Raw data:

*-*-*

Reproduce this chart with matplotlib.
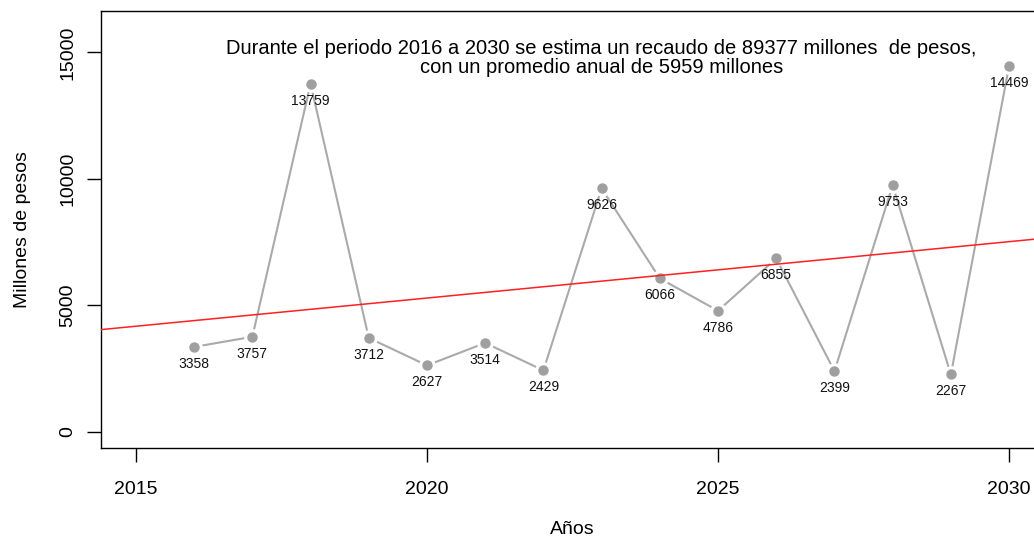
import matplotlib
matplotlib.use("Agg")
import matplotlib.pyplot as plt
import numpy as np

years = [2016, 2017, 2018, 2019, 2020, 2021, 2022, 2023, 2024, 2025, 2026, 2027, 2028, 2029, 2030]
recaudo = [3358, 3757, 13759, 3712, 2627, 3514, 2429, 9626, 6066, 4786, 6855, 2399, 9753, 2267, 14469]
x_ticks = [2015, 2020, 2025, 2030]
y_ticks = [0, 5000, 10000, 15000]
texto = ("Durante el periodo 2016 a 2030 se estima un recaudo de 89377 millones  de pesos,\n"
         "con un promedio anual de 5959 millones")

plt.rcParams['font.family'] = ['Liberation Sans', 'DejaVu Sans']

W, H = 1034, 541
fig = plt.figure(figsize=(W / 100, H / 100), dpi=100)
ax = fig.add_axes([101 / W, (H - 448) / H, (1044 - 101) / W, (448 - 11) / H])

gris = '#9f9f9f'
# line with gaps around points (like R type="b")
ax.plot(years, recaudo, color='#aaaaaa', lw=1.5, zorder=1)
ax.plot(years, recaudo, ls='none', marker='o', ms=11, mfc='white', mec='white', zorder=2)
ax.plot(years, recaudo, ls='none', marker='o', ms=6.5, mfc=gris, mec=gris, zorder=3)

for x, y in zip(years, recaudo):
    ax.annotate(str(y), (x, y), xytext=(0, -7), textcoords='offset points',
                ha='center', va='top', fontsize=10, color='#111111', zorder=4)

# regression line
b, a = np.polyfit(years, recaudo, 1)
xs = np.array([2010, 2035])
ax.plot(xs, a + b * xs, color='#ff2020', lw=1.1, zorder=5)

ax.text(2023, 14800, texto, ha='center', va='center', fontsize=14.5, linespacing=1.0)

ax.set_xlim(2014.4, 2030.6)
ax.set_ylim(-640, 16640)
ax.set_xticks(x_ticks)
ax.set_yticks(y_ticks)
ax.set_yticklabels([str(v) for v in y_ticks], rotation=90, va='center')
ax.tick_params(axis='both', length=10, width=1, labelsize=14, pad=8)
ax.tick_params(axis='x', pad=14)
for s in ax.spines.values():
    s.set_linewidth(1)

ax.set_xlabel('Años', fontsize=14, labelpad=16)
ax.set_ylabel('Millones de pesos', fontsize=14, labelpad=20)

fig.savefig('out.png', dpi=100)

*-*-*

Task to carry out:
Copy out each line word for word, please, skipping the images.

Answer in full:
Reproduce this chart with matplotlib.
import matplotlib
matplotlib.use("Agg")
import matplotlib.pyplot as plt
import numpy as np

years = [2016, 2017, 2018, 2019, 2020, 2021, 2022, 2023, 2024, 2025, 2026, 2027, 2028, 2029, 2030]
recaudo = [3358, 3757, 13759, 3712, 2627, 3514, 2429, 9626, 6066, 4786, 6855, 2399, 9753, 2267, 14469]
x_ticks = [2015, 2020, 2025, 2030]
y_ticks = [0, 5000, 10000, 15000]
texto = ("Durante el periodo 2016 a 2030 se estima un recaudo de 89377 millones  de pesos,\n"
         "con un promedio anual de 5959 millones")

plt.rcParams['font.family'] = ['Liberation Sans', 'DejaVu Sans']

W, H = 1034, 541
fig = plt.figure(figsize=(W / 100, H / 100), dpi=100)
ax = fig.add_axes([101 / W, (H - 448) / H, (1044 - 101) / W, (448 - 11) / H])

gris = '#9f9f9f'
# line with gaps around points (like R type="b")
ax.plot(years, recaudo, color='#aaaaaa', lw=1.5, zorder=1)
ax.plot(years, recaudo, ls='none', marker='o', ms=11, mfc='white', mec='white', zorder=2)
ax.plot(years, recaudo, ls='none', marker='o', ms=6.5, mfc=gris, mec=gris, zorder=3)

for x, y in zip(years, recaudo):
    ax.annotate(str(y), (x, y), xytext=(0, -7), textcoords='offset points',
                ha='center', va='top', fontsize=10, color='#111111', zorder=4)

# regression line
b, a = np.polyfit(years, recaudo, 1)
xs = np.array([2010, 2035])
ax.plot(xs, a + b * xs, color='#ff2020', lw=1.1, zorder=5)

ax.text(2023, 14800, texto, ha='center', va='center', fontsize=14.5, linespacing=1.0)

ax.set_xlim(2014.4, 2030.6)
ax.set_ylim(-640, 16640)
ax.set_xticks(x_ticks)
ax.set_yticks(y_ticks)
ax.set_yticklabels([str(v) for v in y_ticks], rotation=90, va='center')
ax.tick_params(axis='both', length=10, width=1, labelsize=14, pad=8)
ax.tick_params(axis='x', pad=14)
for s in ax.spines.values():
    s.set_linewidth(1)

ax.set_xlabel('Años', fontsize=14, labelpad=16)
ax.set_ylabel('Millones de pesos', fontsize=14, labelpad=20)

fig.savefig('out.png', dpi=100)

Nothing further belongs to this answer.